• _Your instructions_
Copy everything in the listing below word for word, apart from any images.

• _Data section_
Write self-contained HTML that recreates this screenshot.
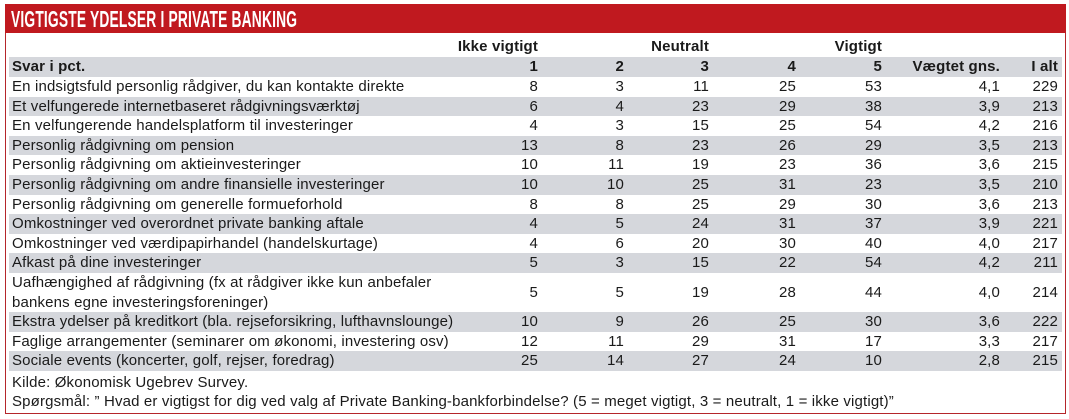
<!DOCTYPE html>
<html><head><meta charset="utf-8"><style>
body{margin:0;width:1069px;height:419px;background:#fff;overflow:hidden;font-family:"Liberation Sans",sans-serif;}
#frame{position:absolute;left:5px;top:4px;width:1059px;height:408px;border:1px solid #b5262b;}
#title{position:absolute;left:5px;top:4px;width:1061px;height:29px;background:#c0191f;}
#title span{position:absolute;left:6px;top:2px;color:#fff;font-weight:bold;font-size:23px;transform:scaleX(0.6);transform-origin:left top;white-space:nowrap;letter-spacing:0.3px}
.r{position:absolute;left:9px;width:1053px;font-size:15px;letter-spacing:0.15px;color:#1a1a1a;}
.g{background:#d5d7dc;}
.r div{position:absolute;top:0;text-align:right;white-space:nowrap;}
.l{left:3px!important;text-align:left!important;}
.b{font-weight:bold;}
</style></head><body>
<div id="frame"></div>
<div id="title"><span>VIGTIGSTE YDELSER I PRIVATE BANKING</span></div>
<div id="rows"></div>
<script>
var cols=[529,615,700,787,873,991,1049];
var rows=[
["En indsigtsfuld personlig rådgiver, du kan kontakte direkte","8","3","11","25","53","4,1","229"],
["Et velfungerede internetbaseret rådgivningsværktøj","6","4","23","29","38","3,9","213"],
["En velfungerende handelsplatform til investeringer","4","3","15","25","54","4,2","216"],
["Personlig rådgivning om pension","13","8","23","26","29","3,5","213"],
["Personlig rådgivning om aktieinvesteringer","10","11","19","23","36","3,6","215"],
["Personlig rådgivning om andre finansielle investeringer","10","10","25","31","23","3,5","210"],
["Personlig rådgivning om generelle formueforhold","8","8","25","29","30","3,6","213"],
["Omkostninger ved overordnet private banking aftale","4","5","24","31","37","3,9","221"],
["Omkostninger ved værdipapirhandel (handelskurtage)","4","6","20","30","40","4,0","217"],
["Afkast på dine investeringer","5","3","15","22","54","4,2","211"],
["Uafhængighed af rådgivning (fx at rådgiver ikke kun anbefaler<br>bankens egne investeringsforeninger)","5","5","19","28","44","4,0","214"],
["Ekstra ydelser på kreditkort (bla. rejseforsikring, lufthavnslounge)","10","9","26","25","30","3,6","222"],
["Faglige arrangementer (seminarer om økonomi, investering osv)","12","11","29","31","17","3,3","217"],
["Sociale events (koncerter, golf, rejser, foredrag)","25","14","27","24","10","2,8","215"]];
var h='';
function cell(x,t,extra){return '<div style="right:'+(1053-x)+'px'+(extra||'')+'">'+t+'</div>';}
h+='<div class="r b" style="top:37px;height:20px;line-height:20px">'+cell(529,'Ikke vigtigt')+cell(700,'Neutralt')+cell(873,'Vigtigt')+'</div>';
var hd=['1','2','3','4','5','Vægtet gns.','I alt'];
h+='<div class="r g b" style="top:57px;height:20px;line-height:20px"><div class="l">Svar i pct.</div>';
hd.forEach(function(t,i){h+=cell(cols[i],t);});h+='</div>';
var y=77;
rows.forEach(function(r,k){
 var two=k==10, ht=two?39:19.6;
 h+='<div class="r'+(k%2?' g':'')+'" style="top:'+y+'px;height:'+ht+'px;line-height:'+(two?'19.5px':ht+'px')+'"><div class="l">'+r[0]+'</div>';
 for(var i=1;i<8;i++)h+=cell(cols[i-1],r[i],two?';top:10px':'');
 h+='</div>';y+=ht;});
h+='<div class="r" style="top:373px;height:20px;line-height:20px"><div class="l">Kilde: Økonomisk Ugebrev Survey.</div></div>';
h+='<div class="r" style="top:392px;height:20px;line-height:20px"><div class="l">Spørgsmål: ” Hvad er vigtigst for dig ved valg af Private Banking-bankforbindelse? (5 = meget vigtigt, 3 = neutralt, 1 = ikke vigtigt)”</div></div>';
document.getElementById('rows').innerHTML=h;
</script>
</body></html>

• _Solution below_
Write self-contained HTML that recreates this screenshot.
<!DOCTYPE html>
<html><head><meta charset="utf-8"><style>
body{margin:0;width:1069px;height:419px;background:#fff;overflow:hidden;font-family:"Liberation Sans",sans-serif;}
#frame{position:absolute;left:5px;top:4px;width:1059px;height:408px;border:1px solid #b5262b;}
#title{position:absolute;left:5px;top:4px;width:1061px;height:29px;background:#c0191f;}
#title span{position:absolute;left:6px;top:2px;color:#fff;font-weight:bold;font-size:23px;transform:scaleX(0.6);transform-origin:left top;white-space:nowrap;letter-spacing:0.3px}
.r{position:absolute;left:9px;width:1053px;font-size:15px;letter-spacing:0.15px;color:#1a1a1a;}
.g{background:#d5d7dc;}
.r div{position:absolute;top:0;text-align:right;white-space:nowrap;}
.l{left:3px!important;text-align:left!important;}
.b{font-weight:bold;}
</style></head><body>
<div id="frame"></div>
<div id="title"><span>VIGTIGSTE YDELSER I PRIVATE BANKING</span></div>
<div id="rows"></div>
<script>
var cols=[529,615,700,787,873,991,1049];
var rows=[
["En indsigtsfuld personlig rådgiver, du kan kontakte direkte","8","3","11","25","53","4,1","229"],
["Et velfungerede internetbaseret rådgivningsværktøj","6","4","23","29","38","3,9","213"],
["En velfungerende handelsplatform til investeringer","4","3","15","25","54","4,2","216"],
["Personlig rådgivning om pension","13","8","23","26","29","3,5","213"],
["Personlig rådgivning om aktieinvesteringer","10","11","19","23","36","3,6","215"],
["Personlig rådgivning om andre finansielle investeringer","10","10","25","31","23","3,5","210"],
["Personlig rådgivning om generelle formueforhold","8","8","25","29","30","3,6","213"],
["Omkostninger ved overordnet private banking aftale","4","5","24","31","37","3,9","221"],
["Omkostninger ved værdipapirhandel (handelskurtage)","4","6","20","30","40","4,0","217"],
["Afkast på dine investeringer","5","3","15","22","54","4,2","211"],
["Uafhængighed af rådgivning (fx at rådgiver ikke kun anbefaler<br>bankens egne investeringsforeninger)","5","5","19","28","44","4,0","214"],
["Ekstra ydelser på kreditkort (bla. rejseforsikring, lufthavnslounge)","10","9","26","25","30","3,6","222"],
["Faglige arrangementer (seminarer om økonomi, investering osv)","12","11","29","31","17","3,3","217"],
["Sociale events (koncerter, golf, rejser, foredrag)","25","14","27","24","10","2,8","215"]];
var h='';
function cell(x,t,extra){return '<div style="right:'+(1053-x)+'px'+(extra||'')+'">'+t+'</div>';}
h+='<div class="r b" style="top:37px;height:20px;line-height:20px">'+cell(529,'Ikke vigtigt')+cell(700,'Neutralt')+cell(873,'Vigtigt')+'</div>';
var hd=['1','2','3','4','5','Vægtet gns.','I alt'];
h+='<div class="r g b" style="top:57px;height:20px;line-height:20px"><div class="l">Svar i pct.</div>';
hd.forEach(function(t,i){h+=cell(cols[i],t);});h+='</div>';
var y=77;
rows.forEach(function(r,k){
 var two=k==10, ht=two?39:19.6;
 h+='<div class="r'+(k%2?' g':'')+'" style="top:'+y+'px;height:'+ht+'px;line-height:'+(two?'19.5px':ht+'px')+'"><div class="l">'+r[0]+'</div>';
 for(var i=1;i<8;i++)h+=cell(cols[i-1],r[i],two?';top:10px':'');
 h+='</div>';y+=ht;});
h+='<div class="r" style="top:373px;height:20px;line-height:20px"><div class="l">Kilde: Økonomisk Ugebrev Survey.</div></div>';
h+='<div class="r" style="top:392px;height:20px;line-height:20px"><div class="l">Spørgsmål: ” Hvad er vigtigst for dig ved valg af Private Banking-bankforbindelse? (5 = meget vigtigt, 3 = neutralt, 1 = ikke vigtigt)”</div></div>';
document.getElementById('rows').innerHTML=h;
</script>
</body></html>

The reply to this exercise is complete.